* [Written problem]
Copy the first line of the material below and every later line through the line containing "27, 26, 24]", without any other output.

___ Recorded data ___

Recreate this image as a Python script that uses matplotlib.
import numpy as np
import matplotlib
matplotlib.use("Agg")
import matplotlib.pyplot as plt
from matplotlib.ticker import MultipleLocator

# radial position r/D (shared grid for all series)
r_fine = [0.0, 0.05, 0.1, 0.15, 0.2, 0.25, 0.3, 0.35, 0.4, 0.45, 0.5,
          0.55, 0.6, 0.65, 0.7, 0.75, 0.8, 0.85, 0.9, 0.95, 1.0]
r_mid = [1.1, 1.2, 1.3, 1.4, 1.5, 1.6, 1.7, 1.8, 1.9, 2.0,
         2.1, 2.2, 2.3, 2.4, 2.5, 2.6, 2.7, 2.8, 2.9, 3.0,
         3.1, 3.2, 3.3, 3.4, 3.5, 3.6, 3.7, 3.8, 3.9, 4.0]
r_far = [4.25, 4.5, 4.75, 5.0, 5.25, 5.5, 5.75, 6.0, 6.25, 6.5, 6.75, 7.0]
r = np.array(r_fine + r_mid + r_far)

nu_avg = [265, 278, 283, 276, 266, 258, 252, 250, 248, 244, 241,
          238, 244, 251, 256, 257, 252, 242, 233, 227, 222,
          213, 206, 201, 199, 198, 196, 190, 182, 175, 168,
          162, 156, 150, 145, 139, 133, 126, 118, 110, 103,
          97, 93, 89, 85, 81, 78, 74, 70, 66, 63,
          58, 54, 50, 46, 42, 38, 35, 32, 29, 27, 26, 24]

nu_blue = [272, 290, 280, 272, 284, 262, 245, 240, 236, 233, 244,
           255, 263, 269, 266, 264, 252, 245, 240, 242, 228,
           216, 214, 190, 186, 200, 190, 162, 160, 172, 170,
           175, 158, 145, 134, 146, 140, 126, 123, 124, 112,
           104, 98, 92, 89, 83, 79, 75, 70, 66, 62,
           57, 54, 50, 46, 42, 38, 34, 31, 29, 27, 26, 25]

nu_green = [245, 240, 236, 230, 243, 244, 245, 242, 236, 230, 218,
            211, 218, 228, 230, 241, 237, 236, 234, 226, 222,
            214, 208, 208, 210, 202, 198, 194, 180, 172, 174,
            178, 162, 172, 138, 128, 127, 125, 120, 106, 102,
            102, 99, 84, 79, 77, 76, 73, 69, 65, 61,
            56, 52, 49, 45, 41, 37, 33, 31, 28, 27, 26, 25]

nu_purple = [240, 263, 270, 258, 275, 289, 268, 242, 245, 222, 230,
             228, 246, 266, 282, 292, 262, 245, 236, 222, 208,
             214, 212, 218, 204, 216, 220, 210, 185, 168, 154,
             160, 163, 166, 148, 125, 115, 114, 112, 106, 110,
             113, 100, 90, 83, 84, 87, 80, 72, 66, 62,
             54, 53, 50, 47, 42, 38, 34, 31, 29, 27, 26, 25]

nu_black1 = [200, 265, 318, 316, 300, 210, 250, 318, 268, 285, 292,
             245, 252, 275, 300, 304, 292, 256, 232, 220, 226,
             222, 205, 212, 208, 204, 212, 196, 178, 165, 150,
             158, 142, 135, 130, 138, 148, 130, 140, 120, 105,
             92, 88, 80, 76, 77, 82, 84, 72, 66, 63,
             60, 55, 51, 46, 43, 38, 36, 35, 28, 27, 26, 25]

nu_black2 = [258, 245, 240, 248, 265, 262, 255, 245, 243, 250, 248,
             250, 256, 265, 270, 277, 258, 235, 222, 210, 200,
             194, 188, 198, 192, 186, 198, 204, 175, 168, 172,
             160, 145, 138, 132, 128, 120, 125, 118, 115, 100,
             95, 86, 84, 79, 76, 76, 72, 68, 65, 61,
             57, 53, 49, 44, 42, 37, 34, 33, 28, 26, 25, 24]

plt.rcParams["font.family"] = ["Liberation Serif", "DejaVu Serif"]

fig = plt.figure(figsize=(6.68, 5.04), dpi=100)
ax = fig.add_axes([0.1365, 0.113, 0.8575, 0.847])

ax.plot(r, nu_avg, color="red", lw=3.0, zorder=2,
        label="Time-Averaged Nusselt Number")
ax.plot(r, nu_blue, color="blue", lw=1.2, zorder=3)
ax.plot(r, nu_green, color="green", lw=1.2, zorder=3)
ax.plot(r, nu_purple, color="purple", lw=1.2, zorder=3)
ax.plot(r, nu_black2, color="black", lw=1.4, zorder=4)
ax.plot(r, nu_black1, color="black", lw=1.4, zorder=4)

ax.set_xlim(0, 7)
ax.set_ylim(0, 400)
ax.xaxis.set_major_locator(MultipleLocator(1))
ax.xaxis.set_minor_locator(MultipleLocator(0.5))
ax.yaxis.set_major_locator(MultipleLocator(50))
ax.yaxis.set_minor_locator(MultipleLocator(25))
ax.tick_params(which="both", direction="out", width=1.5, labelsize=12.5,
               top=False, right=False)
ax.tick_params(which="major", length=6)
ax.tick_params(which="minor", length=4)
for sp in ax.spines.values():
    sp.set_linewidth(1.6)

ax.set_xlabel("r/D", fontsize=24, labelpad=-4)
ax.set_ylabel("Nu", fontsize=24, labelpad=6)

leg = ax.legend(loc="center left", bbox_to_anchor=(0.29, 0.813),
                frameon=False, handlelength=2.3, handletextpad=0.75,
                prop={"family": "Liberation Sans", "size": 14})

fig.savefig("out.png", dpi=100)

___

* [Result of the task]
Recreate this image as a Python script that uses matplotlib.
import numpy as np
import matplotlib
matplotlib.use("Agg")
import matplotlib.pyplot as plt
from matplotlib.ticker import MultipleLocator

# radial position r/D (shared grid for all series)
r_fine = [0.0, 0.05, 0.1, 0.15, 0.2, 0.25, 0.3, 0.35, 0.4, 0.45, 0.5,
          0.55, 0.6, 0.65, 0.7, 0.75, 0.8, 0.85, 0.9, 0.95, 1.0]
r_mid = [1.1, 1.2, 1.3, 1.4, 1.5, 1.6, 1.7, 1.8, 1.9, 2.0,
         2.1, 2.2, 2.3, 2.4, 2.5, 2.6, 2.7, 2.8, 2.9, 3.0,
         3.1, 3.2, 3.3, 3.4, 3.5, 3.6, 3.7, 3.8, 3.9, 4.0]
r_far = [4.25, 4.5, 4.75, 5.0, 5.25, 5.5, 5.75, 6.0, 6.25, 6.5, 6.75, 7.0]
r = np.array(r_fine + r_mid + r_far)

nu_avg = [265, 278, 283, 276, 266, 258, 252, 250, 248, 244, 241,
          238, 244, 251, 256, 257, 252, 242, 233, 227, 222,
          213, 206, 201, 199, 198, 196, 190, 182, 175, 168,
          162, 156, 150, 145, 139, 133, 126, 118, 110, 103,
          97, 93, 89, 85, 81, 78, 74, 70, 66, 63,
          58, 54, 50, 46, 42, 38, 35, 32, 29, 27, 26, 24]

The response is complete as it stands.